■ **Goal**:
Pictures are excluded. Copy exactly, and only, the lines from the one containing "Clone this chart in D3.js." through the one containing "80, 90, 100];", both ends included.

** begin **

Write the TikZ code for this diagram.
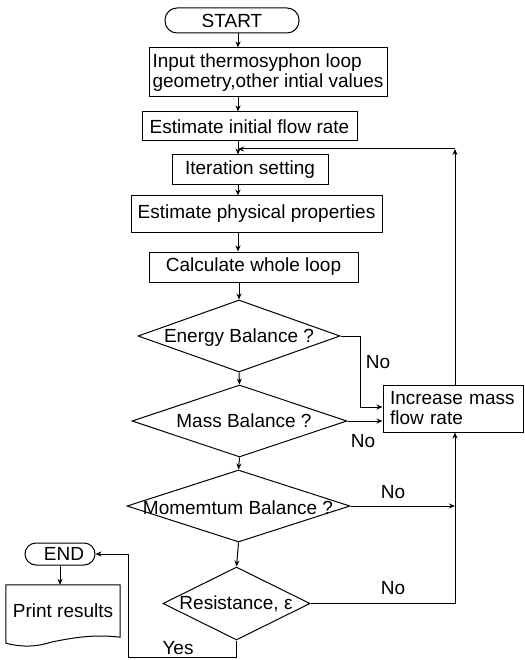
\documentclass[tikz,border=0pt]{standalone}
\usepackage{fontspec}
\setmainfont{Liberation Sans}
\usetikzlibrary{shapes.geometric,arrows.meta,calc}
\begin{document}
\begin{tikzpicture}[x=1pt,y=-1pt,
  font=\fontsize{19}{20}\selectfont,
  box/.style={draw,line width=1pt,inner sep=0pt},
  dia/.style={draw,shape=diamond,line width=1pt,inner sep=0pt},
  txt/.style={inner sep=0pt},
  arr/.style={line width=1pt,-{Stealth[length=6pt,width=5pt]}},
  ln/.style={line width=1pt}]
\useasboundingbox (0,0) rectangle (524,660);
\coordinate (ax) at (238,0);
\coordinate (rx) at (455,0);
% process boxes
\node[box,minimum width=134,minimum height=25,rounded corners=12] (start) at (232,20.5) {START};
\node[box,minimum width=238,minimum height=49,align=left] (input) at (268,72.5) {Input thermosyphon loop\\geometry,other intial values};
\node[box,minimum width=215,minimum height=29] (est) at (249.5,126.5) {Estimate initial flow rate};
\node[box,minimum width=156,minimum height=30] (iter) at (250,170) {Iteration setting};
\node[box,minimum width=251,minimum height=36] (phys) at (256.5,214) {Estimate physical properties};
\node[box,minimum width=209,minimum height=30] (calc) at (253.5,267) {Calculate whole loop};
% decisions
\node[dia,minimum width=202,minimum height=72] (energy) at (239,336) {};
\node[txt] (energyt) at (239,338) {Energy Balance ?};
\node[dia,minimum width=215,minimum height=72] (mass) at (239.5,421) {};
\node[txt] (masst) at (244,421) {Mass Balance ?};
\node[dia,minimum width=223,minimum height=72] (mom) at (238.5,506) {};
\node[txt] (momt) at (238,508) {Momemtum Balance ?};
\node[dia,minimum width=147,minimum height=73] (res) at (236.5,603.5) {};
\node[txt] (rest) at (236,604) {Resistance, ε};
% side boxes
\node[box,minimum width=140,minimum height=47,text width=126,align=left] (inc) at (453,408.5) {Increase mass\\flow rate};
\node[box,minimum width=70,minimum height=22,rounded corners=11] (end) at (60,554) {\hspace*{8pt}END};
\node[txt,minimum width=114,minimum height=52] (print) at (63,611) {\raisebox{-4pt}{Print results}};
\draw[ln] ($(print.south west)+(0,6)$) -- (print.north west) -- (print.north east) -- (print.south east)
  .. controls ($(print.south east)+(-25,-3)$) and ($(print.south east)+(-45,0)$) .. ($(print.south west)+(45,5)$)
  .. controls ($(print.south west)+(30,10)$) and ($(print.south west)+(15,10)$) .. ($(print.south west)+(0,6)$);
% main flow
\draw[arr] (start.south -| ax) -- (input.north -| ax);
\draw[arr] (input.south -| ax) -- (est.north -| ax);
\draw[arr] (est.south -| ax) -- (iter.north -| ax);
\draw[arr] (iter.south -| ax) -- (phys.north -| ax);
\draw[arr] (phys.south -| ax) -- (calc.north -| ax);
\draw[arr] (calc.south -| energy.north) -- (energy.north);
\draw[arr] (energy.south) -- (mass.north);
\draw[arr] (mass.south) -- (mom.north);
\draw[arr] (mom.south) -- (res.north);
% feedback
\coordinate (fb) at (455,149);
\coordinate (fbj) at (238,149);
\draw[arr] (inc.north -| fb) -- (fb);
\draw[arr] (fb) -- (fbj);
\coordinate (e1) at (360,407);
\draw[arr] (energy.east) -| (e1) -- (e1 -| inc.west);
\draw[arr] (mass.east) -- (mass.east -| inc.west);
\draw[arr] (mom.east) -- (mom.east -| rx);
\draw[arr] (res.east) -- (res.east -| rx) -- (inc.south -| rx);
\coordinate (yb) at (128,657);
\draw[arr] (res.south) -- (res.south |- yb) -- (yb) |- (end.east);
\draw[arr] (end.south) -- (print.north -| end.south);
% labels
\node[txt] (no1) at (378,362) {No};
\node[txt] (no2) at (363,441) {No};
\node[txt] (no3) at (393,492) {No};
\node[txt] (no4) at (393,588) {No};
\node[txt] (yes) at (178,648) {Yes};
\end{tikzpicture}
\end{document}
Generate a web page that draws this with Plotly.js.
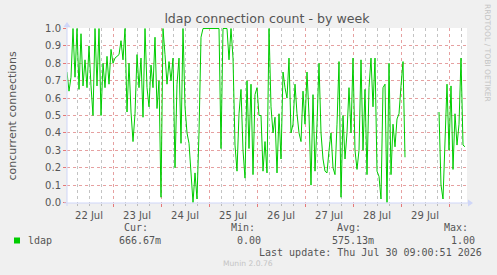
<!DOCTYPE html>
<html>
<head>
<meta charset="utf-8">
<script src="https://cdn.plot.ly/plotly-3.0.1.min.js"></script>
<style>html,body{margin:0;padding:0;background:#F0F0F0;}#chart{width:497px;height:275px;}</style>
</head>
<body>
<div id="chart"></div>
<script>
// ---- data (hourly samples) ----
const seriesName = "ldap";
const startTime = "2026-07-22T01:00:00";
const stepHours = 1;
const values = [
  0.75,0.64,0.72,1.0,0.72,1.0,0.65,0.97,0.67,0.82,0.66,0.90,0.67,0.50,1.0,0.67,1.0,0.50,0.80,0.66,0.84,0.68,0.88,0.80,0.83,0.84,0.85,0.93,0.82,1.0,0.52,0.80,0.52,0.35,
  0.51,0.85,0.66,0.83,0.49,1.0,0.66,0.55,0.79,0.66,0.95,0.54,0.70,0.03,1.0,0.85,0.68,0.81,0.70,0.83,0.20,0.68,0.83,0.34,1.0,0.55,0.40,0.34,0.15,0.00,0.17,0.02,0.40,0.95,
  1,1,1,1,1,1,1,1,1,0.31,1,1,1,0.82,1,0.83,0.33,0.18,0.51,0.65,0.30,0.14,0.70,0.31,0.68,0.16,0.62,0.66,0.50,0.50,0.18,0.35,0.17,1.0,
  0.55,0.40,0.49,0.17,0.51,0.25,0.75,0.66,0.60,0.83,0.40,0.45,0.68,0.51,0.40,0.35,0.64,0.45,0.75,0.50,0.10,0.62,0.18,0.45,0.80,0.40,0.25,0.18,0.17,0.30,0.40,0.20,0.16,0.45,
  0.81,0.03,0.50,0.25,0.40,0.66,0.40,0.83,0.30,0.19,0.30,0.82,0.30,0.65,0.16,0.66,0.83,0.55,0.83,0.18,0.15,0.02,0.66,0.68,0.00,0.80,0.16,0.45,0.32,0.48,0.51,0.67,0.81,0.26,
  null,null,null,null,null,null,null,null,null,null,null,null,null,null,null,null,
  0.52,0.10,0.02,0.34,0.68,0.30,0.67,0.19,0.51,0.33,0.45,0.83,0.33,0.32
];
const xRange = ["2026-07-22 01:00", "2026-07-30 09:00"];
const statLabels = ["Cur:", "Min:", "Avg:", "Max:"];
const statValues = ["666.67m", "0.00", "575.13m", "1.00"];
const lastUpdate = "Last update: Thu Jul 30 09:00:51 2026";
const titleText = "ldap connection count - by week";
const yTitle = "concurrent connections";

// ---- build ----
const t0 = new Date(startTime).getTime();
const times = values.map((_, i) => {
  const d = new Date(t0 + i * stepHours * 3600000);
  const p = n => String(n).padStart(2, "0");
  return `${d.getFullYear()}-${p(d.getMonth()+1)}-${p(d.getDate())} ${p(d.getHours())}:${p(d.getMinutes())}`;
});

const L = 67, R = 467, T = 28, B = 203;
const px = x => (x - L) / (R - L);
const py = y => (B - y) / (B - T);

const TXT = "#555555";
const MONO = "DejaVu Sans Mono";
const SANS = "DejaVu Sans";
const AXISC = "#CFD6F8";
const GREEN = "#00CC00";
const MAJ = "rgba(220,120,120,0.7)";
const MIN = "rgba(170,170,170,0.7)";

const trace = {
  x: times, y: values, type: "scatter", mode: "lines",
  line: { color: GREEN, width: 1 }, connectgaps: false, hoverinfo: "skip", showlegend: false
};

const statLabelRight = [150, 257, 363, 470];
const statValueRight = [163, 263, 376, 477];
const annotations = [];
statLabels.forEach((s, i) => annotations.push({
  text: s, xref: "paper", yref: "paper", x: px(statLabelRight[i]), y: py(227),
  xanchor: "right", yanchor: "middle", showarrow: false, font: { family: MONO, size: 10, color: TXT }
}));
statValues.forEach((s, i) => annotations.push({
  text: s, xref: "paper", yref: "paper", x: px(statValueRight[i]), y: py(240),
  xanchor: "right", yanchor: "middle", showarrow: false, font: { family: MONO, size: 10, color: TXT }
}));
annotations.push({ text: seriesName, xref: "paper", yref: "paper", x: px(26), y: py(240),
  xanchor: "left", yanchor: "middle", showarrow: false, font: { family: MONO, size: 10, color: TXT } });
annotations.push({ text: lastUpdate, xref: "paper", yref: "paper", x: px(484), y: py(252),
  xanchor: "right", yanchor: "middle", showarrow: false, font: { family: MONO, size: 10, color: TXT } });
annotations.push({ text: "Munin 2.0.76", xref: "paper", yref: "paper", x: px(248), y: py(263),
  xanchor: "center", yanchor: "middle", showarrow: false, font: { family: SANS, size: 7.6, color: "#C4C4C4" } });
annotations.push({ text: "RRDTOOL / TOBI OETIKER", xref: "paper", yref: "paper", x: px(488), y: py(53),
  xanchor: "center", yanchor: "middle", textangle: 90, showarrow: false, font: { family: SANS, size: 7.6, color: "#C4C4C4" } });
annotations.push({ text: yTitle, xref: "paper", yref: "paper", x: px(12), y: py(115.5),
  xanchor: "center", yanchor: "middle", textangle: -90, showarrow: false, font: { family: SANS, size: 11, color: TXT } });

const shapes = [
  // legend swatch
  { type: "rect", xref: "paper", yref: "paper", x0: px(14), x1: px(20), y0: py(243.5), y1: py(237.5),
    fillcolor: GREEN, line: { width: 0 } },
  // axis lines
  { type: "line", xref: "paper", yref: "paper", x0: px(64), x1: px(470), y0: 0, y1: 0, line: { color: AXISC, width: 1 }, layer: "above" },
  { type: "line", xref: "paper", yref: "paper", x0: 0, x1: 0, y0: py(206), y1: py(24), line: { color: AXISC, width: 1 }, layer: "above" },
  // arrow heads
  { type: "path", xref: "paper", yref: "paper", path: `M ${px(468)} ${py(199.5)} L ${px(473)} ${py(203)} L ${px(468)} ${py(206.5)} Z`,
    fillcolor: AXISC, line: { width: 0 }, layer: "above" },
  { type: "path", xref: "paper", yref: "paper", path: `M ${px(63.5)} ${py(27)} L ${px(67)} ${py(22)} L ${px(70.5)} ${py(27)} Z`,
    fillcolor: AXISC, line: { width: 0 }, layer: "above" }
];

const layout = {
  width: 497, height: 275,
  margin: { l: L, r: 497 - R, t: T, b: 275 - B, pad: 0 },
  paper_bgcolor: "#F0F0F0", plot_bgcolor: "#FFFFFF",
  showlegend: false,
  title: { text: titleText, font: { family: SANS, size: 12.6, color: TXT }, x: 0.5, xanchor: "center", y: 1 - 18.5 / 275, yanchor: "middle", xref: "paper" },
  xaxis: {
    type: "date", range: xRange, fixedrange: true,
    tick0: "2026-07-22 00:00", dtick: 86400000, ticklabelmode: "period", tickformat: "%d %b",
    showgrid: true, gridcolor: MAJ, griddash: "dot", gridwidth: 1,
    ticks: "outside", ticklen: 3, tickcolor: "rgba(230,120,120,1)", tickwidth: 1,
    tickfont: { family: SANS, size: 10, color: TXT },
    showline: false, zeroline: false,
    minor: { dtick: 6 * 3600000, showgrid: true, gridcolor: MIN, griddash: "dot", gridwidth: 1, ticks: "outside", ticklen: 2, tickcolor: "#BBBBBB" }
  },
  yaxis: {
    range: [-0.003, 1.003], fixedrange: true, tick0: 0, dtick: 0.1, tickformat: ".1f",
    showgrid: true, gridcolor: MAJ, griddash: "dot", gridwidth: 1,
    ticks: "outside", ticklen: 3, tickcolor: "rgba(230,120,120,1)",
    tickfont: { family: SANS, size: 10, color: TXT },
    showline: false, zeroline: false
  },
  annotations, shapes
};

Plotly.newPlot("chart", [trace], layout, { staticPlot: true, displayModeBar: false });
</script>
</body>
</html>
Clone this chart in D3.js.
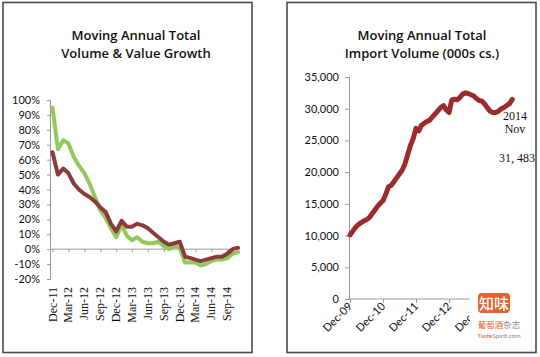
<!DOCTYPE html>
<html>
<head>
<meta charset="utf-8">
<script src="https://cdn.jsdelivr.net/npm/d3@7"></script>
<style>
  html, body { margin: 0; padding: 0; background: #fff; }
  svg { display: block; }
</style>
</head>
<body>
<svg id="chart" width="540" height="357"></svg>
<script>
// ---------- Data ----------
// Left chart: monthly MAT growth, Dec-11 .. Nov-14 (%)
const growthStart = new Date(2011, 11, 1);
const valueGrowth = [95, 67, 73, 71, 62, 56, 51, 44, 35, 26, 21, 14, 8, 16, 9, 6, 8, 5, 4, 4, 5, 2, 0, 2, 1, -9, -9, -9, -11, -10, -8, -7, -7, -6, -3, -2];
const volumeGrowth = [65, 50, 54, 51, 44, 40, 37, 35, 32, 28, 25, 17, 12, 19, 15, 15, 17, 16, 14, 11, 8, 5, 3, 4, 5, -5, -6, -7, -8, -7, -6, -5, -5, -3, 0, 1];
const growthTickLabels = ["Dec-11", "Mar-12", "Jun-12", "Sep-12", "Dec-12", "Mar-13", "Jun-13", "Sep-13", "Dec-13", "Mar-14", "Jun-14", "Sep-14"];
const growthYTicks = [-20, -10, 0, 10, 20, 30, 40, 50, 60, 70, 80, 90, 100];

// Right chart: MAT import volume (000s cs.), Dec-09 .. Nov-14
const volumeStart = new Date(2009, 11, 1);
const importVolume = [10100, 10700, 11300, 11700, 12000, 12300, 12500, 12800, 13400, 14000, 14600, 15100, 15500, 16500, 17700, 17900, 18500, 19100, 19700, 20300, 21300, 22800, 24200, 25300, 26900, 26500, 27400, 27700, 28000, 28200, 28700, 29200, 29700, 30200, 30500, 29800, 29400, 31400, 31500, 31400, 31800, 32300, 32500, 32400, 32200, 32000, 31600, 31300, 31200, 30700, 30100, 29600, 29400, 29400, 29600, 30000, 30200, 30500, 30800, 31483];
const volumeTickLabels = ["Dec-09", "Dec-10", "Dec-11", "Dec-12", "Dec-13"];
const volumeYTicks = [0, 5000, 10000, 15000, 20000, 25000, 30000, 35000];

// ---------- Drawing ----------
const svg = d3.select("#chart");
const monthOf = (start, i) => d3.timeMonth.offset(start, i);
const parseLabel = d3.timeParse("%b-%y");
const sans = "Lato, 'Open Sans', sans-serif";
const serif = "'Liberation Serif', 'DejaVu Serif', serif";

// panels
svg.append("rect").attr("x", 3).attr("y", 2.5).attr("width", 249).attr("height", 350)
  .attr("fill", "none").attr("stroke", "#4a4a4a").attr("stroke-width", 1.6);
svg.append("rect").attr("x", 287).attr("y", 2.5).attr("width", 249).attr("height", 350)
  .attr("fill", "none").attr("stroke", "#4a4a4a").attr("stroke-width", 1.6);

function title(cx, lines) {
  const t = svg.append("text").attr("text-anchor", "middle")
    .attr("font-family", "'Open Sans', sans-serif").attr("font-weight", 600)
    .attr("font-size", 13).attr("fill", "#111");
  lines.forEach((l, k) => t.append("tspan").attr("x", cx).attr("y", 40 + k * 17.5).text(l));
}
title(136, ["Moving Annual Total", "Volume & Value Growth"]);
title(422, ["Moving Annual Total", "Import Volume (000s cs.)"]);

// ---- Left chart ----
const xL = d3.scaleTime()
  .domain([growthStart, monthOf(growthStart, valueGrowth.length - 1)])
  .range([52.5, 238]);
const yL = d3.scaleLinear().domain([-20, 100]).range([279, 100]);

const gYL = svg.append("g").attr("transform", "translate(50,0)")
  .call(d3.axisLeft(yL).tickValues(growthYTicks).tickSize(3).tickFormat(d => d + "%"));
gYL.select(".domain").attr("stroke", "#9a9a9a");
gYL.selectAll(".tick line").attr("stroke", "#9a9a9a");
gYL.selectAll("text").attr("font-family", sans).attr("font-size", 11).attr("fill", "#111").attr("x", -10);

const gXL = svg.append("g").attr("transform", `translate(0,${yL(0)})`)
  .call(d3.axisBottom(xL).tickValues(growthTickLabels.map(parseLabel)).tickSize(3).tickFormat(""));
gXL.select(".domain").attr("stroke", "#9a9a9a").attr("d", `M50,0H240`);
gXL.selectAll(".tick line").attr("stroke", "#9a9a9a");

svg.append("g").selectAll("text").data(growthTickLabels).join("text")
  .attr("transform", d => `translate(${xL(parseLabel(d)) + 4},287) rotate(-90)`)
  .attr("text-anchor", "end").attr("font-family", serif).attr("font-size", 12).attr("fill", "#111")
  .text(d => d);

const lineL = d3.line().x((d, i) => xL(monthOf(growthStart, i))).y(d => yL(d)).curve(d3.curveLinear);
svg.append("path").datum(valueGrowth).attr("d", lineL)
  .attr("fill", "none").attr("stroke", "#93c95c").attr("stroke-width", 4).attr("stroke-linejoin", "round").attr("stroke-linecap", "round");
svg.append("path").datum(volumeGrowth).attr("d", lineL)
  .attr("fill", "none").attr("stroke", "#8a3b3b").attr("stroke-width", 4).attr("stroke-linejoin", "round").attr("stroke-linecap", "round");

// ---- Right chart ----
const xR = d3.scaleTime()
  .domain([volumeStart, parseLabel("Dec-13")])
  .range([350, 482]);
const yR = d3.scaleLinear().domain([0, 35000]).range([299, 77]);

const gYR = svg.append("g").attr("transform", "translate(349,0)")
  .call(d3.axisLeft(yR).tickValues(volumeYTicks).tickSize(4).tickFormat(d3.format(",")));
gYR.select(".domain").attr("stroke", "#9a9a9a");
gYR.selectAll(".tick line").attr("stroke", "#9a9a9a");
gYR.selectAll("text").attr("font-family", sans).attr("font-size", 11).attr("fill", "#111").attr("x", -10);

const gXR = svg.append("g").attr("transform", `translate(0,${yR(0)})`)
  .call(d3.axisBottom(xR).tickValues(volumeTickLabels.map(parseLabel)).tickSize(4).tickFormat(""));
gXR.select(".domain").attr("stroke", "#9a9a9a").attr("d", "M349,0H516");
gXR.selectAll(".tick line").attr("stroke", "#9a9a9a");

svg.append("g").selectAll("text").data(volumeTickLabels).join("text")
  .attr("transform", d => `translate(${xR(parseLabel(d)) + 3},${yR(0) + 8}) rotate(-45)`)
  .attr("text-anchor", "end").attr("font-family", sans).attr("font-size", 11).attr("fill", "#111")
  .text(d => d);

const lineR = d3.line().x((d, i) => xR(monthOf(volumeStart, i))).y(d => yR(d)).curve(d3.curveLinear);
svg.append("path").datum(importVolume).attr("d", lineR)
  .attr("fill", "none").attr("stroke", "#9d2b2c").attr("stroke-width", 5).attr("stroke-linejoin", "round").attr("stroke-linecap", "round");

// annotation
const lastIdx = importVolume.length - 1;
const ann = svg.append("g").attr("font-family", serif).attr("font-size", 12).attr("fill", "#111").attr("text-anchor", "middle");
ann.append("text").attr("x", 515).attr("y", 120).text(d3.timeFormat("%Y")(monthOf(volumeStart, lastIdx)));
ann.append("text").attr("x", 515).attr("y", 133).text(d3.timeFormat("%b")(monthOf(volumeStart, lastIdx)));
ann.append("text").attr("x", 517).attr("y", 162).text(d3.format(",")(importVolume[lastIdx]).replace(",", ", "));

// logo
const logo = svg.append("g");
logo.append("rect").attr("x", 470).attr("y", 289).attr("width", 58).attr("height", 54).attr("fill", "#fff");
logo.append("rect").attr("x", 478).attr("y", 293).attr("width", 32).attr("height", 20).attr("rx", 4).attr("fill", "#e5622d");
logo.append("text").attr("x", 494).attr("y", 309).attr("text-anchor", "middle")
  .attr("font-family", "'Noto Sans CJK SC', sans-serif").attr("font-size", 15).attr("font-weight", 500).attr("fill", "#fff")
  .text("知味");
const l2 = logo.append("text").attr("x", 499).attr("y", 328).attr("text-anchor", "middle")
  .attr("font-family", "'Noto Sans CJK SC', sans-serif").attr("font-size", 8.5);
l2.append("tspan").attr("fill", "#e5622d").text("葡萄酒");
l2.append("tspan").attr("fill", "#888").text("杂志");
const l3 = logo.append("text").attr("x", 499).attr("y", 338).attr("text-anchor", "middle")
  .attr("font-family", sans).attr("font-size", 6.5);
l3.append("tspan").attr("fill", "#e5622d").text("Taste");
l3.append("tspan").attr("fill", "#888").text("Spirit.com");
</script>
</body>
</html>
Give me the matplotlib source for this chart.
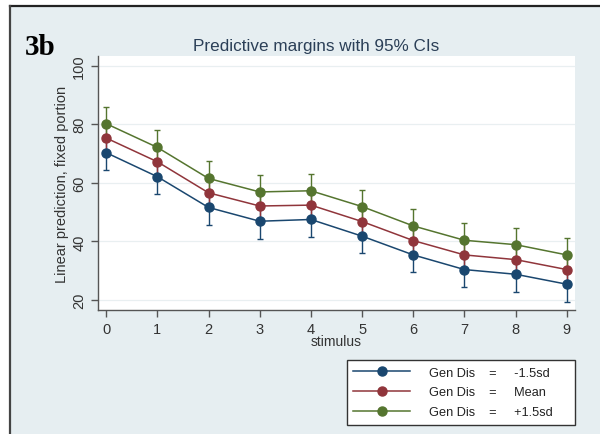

** end **

■ **Output for this task**:
Clone this chart in D3.js.
<!DOCTYPE html>
<html>
<head>
<meta charset="utf-8">
<script src="https://cdn.jsdelivr.net/npm/d3@7"></script>
<style>
  html, body { margin: 0; padding: 0; background: #fff; }
  svg { display: block; }
</style>
</head>
<body>
<svg id="chart" width="540" height="357"></svg>
<script>
// ---------- Data ----------
// Left chart: monthly MAT growth, Dec-11 .. Nov-14 (%)
const growthStart = new Date(2011, 11, 1);
const valueGrowth = [95, 67, 73, 71, 62, 56, 51, 44, 35, 26, 21, 14, 8, 16, 9, 6, 8, 5, 4, 4, 5, 2, 0, 2, 1, -9, -9, -9, -11, -10, -8, -7, -7, -6, -3, -2];
const volumeGrowth = [65, 50, 54, 51, 44, 40, 37, 35, 32, 28, 25, 17, 12, 19, 15, 15, 17, 16, 14, 11, 8, 5, 3, 4, 5, -5, -6, -7, -8, -7, -6, -5, -5, -3, 0, 1];
const growthTickLabels = ["Dec-11", "Mar-12", "Jun-12", "Sep-12", "Dec-12", "Mar-13", "Jun-13", "Sep-13", "Dec-13", "Mar-14", "Jun-14", "Sep-14"];
const growthYTicks = [-20, -10, 0, 10, 20, 30, 40, 50, 60, 70, 80, 90, 100];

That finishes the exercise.